**Written instruction**
Copy the listing below in full and skip every picture.

**Data lines**
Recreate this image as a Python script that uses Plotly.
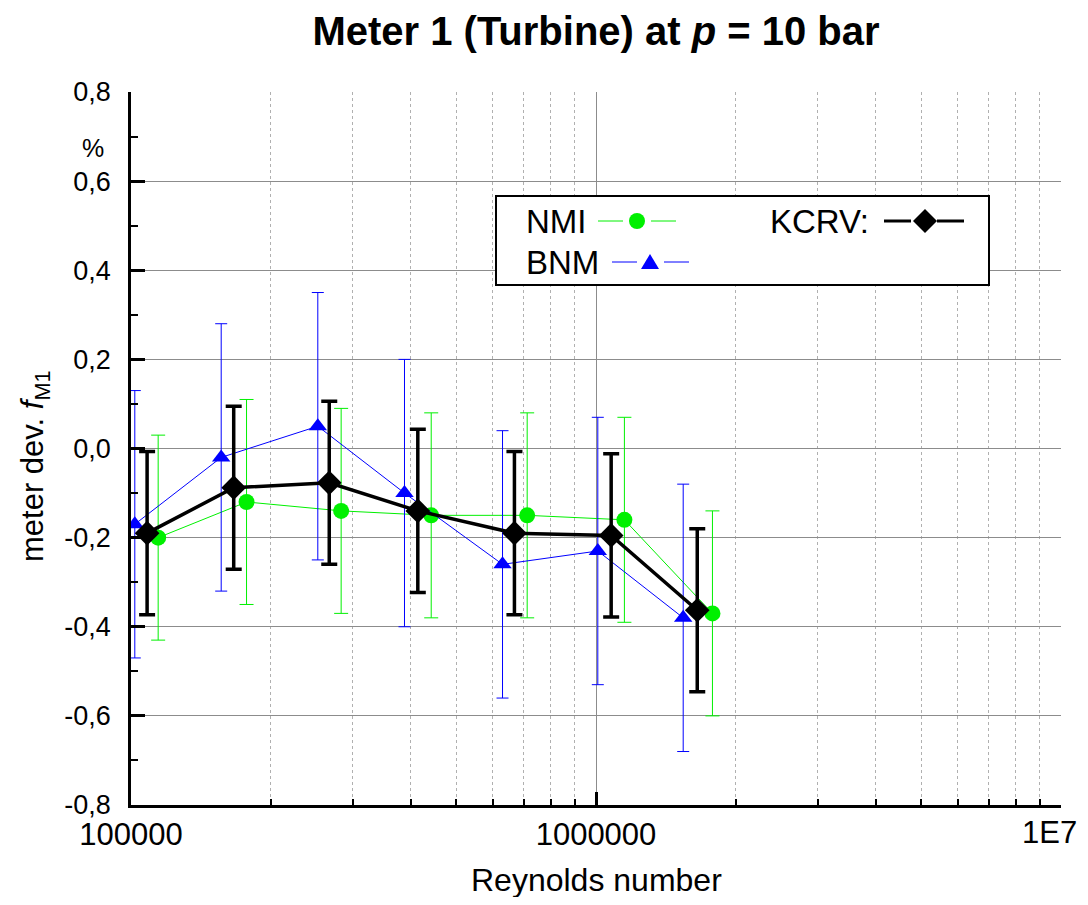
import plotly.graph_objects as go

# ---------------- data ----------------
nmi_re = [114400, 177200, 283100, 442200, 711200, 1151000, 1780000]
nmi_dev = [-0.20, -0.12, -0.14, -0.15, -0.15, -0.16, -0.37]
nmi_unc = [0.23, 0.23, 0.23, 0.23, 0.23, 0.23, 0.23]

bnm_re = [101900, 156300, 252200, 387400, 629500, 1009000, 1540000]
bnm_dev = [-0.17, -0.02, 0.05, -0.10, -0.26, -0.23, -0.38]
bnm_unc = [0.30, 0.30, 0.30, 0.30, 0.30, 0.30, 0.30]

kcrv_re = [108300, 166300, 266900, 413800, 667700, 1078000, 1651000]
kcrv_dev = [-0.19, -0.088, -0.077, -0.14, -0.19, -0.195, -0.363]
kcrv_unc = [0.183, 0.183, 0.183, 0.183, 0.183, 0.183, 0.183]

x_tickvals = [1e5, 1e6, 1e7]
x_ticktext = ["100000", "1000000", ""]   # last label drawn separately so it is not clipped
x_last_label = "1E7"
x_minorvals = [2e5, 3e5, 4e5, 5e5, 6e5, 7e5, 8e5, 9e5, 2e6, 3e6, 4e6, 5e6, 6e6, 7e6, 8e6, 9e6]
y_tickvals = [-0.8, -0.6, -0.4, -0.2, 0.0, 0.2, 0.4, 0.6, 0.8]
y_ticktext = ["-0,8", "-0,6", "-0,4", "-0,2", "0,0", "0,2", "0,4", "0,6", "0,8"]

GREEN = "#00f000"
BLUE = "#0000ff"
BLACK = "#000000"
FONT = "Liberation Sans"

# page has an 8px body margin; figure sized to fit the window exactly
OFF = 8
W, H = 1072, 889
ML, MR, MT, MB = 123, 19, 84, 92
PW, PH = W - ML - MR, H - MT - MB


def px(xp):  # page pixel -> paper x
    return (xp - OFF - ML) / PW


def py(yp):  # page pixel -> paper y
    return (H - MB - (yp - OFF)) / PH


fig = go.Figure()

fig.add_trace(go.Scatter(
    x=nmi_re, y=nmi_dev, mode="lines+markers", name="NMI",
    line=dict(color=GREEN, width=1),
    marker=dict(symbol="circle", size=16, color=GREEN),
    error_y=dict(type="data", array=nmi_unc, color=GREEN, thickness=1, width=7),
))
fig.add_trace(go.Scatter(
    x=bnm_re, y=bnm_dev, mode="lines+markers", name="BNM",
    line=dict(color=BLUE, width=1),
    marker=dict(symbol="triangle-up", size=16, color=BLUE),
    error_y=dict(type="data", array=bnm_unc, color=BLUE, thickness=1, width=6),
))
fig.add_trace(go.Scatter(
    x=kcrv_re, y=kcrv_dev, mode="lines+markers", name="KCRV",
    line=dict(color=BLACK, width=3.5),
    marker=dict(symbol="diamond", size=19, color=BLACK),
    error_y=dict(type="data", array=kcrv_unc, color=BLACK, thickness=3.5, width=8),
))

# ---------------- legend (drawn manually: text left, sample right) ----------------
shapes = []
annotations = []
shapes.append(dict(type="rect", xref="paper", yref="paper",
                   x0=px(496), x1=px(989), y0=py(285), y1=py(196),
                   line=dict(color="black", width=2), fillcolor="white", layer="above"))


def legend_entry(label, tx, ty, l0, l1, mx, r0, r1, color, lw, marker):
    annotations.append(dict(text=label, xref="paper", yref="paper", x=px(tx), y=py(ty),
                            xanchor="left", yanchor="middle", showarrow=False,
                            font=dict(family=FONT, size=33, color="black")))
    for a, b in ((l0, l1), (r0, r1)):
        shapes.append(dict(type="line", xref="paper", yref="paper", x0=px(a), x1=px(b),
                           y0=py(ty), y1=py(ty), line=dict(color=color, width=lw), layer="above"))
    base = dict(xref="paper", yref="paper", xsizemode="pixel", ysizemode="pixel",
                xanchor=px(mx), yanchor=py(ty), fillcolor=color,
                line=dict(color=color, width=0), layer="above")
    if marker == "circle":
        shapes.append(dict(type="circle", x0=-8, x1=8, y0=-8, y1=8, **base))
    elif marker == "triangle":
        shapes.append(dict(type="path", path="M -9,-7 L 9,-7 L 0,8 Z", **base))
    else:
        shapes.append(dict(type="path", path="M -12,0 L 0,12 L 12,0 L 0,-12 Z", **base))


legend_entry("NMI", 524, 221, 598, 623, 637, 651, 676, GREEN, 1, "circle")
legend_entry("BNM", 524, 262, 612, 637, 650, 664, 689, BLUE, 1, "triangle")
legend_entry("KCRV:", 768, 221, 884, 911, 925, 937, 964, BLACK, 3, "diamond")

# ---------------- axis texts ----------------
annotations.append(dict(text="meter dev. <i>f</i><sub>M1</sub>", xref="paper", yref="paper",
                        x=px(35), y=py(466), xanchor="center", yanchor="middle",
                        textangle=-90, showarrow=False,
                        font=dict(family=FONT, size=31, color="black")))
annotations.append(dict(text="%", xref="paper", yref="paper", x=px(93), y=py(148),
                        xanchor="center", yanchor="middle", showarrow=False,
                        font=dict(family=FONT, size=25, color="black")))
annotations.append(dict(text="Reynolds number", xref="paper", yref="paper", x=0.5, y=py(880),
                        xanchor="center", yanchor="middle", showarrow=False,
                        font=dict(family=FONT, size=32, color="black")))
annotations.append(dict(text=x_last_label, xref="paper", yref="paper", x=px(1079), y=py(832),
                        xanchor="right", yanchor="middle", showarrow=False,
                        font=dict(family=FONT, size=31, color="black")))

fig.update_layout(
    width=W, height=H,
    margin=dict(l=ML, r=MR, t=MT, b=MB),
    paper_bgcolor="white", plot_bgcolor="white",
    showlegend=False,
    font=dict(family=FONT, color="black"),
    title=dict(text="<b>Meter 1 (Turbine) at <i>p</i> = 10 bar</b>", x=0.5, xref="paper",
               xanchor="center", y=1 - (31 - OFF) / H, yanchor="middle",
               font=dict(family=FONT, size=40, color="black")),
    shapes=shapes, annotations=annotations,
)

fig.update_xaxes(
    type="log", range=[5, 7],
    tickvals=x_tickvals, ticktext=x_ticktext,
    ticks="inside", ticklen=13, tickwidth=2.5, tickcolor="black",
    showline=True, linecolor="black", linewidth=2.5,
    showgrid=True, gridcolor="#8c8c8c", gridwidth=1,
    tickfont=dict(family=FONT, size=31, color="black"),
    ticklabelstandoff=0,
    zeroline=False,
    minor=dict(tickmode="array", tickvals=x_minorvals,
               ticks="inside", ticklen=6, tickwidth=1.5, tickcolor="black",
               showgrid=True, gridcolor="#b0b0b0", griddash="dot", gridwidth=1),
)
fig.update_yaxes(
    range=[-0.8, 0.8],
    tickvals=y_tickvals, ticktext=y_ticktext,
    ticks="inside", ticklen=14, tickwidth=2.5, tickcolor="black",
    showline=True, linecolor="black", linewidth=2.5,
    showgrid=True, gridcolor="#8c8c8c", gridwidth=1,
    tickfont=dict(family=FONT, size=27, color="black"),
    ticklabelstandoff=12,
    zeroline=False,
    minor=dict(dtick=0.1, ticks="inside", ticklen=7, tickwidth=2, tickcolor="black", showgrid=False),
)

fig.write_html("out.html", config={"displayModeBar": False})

**Solution for this problem**
Recreate this image as a Python script that uses Plotly.
import plotly.graph_objects as go

# ---------------- data ----------------
nmi_re = [114400, 177200, 283100, 442200, 711200, 1151000, 1780000]
nmi_dev = [-0.20, -0.12, -0.14, -0.15, -0.15, -0.16, -0.37]
nmi_unc = [0.23, 0.23, 0.23, 0.23, 0.23, 0.23, 0.23]

bnm_re = [101900, 156300, 252200, 387400, 629500, 1009000, 1540000]
bnm_dev = [-0.17, -0.02, 0.05, -0.10, -0.26, -0.23, -0.38]
bnm_unc = [0.30, 0.30, 0.30, 0.30, 0.30, 0.30, 0.30]

kcrv_re = [108300, 166300, 266900, 413800, 667700, 1078000, 1651000]
kcrv_dev = [-0.19, -0.088, -0.077, -0.14, -0.19, -0.195, -0.363]
kcrv_unc = [0.183, 0.183, 0.183, 0.183, 0.183, 0.183, 0.183]

x_tickvals = [1e5, 1e6, 1e7]
x_ticktext = ["100000", "1000000", ""]   # last label drawn separately so it is not clipped
x_last_label = "1E7"
x_minorvals = [2e5, 3e5, 4e5, 5e5, 6e5, 7e5, 8e5, 9e5, 2e6, 3e6, 4e6, 5e6, 6e6, 7e6, 8e6, 9e6]
y_tickvals = [-0.8, -0.6, -0.4, -0.2, 0.0, 0.2, 0.4, 0.6, 0.8]
y_ticktext = ["-0,8", "-0,6", "-0,4", "-0,2", "0,0", "0,2", "0,4", "0,6", "0,8"]

GREEN = "#00f000"
BLUE = "#0000ff"
BLACK = "#000000"
FONT = "Liberation Sans"

# page has an 8px body margin; figure sized to fit the window exactly
OFF = 8
W, H = 1072, 889
ML, MR, MT, MB = 123, 19, 84, 92
PW, PH = W - ML - MR, H - MT - MB


def px(xp):  # page pixel -> paper x
    return (xp - OFF - ML) / PW


def py(yp):  # page pixel -> paper y
    return (H - MB - (yp - OFF)) / PH


fig = go.Figure()

fig.add_trace(go.Scatter(
    x=nmi_re, y=nmi_dev, mode="lines+markers", name="NMI",
    line=dict(color=GREEN, width=1),
    marker=dict(symbol="circle", size=16, color=GREEN),
    error_y=dict(type="data", array=nmi_unc, color=GREEN, thickness=1, width=7),
))
fig.add_trace(go.Scatter(
    x=bnm_re, y=bnm_dev, mode="lines+markers", name="BNM",
    line=dict(color=BLUE, width=1),
    marker=dict(symbol="triangle-up", size=16, color=BLUE),
    error_y=dict(type="data", array=bnm_unc, color=BLUE, thickness=1, width=6),
))
fig.add_trace(go.Scatter(
    x=kcrv_re, y=kcrv_dev, mode="lines+markers", name="KCRV",
    line=dict(color=BLACK, width=3.5),
    marker=dict(symbol="diamond", size=19, color=BLACK),
    error_y=dict(type="data", array=kcrv_unc, color=BLACK, thickness=3.5, width=8),
))

# ---------------- legend (drawn manually: text left, sample right) ----------------
shapes = []
annotations = []
shapes.append(dict(type="rect", xref="paper", yref="paper",
                   x0=px(496), x1=px(989), y0=py(285), y1=py(196),
                   line=dict(color="black", width=2), fillcolor="white", layer="above"))


def legend_entry(label, tx, ty, l0, l1, mx, r0, r1, color, lw, marker):
    annotations.append(dict(text=label, xref="paper", yref="paper", x=px(tx), y=py(ty),
                            xanchor="left", yanchor="middle", showarrow=False,
                            font=dict(family=FONT, size=33, color="black")))
    for a, b in ((l0, l1), (r0, r1)):
        shapes.append(dict(type="line", xref="paper", yref="paper", x0=px(a), x1=px(b),
                           y0=py(ty), y1=py(ty), line=dict(color=color, width=lw), layer="above"))
    base = dict(xref="paper", yref="paper", xsizemode="pixel", ysizemode="pixel",
                xanchor=px(mx), yanchor=py(ty), fillcolor=color,
                line=dict(color=color, width=0), layer="above")
    if marker == "circle":
        shapes.append(dict(type="circle", x0=-8, x1=8, y0=-8, y1=8, **base))
    elif marker == "triangle":
        shapes.append(dict(type="path", path="M -9,-7 L 9,-7 L 0,8 Z", **base))
    else:
        shapes.append(dict(type="path", path="M -12,0 L 0,12 L 12,0 L 0,-12 Z", **base))


legend_entry("NMI", 524, 221, 598, 623, 637, 651, 676, GREEN, 1, "circle")
legend_entry("BNM", 524, 262, 612, 637, 650, 664, 689, BLUE, 1, "triangle")
legend_entry("KCRV:", 768, 221, 884, 911, 925, 937, 964, BLACK, 3, "diamond")

# ---------------- axis texts ----------------
annotations.append(dict(text="meter dev. <i>f</i><sub>M1</sub>", xref="paper", yref="paper",
                        x=px(35), y=py(466), xanchor="center", yanchor="middle",
                        textangle=-90, showarrow=False,
                        font=dict(family=FONT, size=31, color="black")))
annotations.append(dict(text="%", xref="paper", yref="paper", x=px(93), y=py(148),
                        xanchor="center", yanchor="middle", showarrow=False,
                        font=dict(family=FONT, size=25, color="black")))
annotations.append(dict(text="Reynolds number", xref="paper", yref="paper", x=0.5, y=py(880),
                        xanchor="center", yanchor="middle", showarrow=False,
                        font=dict(family=FONT, size=32, color="black")))
annotations.append(dict(text=x_last_label, xref="paper", yref="paper", x=px(1079), y=py(832),
                        xanchor="right", yanchor="middle", showarrow=False,
                        font=dict(family=FONT, size=31, color="black")))

fig.update_layout(
    width=W, height=H,
    margin=dict(l=ML, r=MR, t=MT, b=MB),
    paper_bgcolor="white", plot_bgcolor="white",
    showlegend=False,
    font=dict(family=FONT, color="black"),
    title=dict(text="<b>Meter 1 (Turbine) at <i>p</i> = 10 bar</b>", x=0.5, xref="paper",
               xanchor="center", y=1 - (31 - OFF) / H, yanchor="middle",
               font=dict(family=FONT, size=40, color="black")),
    shapes=shapes, annotations=annotations,
)

fig.update_xaxes(
    type="log", range=[5, 7],
    tickvals=x_tickvals, ticktext=x_ticktext,
    ticks="inside", ticklen=13, tickwidth=2.5, tickcolor="black",
    showline=True, linecolor="black", linewidth=2.5,
    showgrid=True, gridcolor="#8c8c8c", gridwidth=1,
    tickfont=dict(family=FONT, size=31, color="black"),
    ticklabelstandoff=0,
    zeroline=False,
    minor=dict(tickmode="array", tickvals=x_minorvals,
               ticks="inside", ticklen=6, tickwidth=1.5, tickcolor="black",
               showgrid=True, gridcolor="#b0b0b0", griddash="dot", gridwidth=1),
)
fig.update_yaxes(
    range=[-0.8, 0.8],
    tickvals=y_tickvals, ticktext=y_ticktext,
    ticks="inside", ticklen=14, tickwidth=2.5, tickcolor="black",
    showline=True, linecolor="black", linewidth=2.5,
    showgrid=True, gridcolor="#8c8c8c", gridwidth=1,
    tickfont=dict(family=FONT, size=27, color="black"),
    ticklabelstandoff=12,
    zeroline=False,
    minor=dict(dtick=0.1, ticks="inside", ticklen=7, tickwidth=2, tickcolor="black", showgrid=False),
)

fig.write_html("out.html", config={"displayModeBar": False})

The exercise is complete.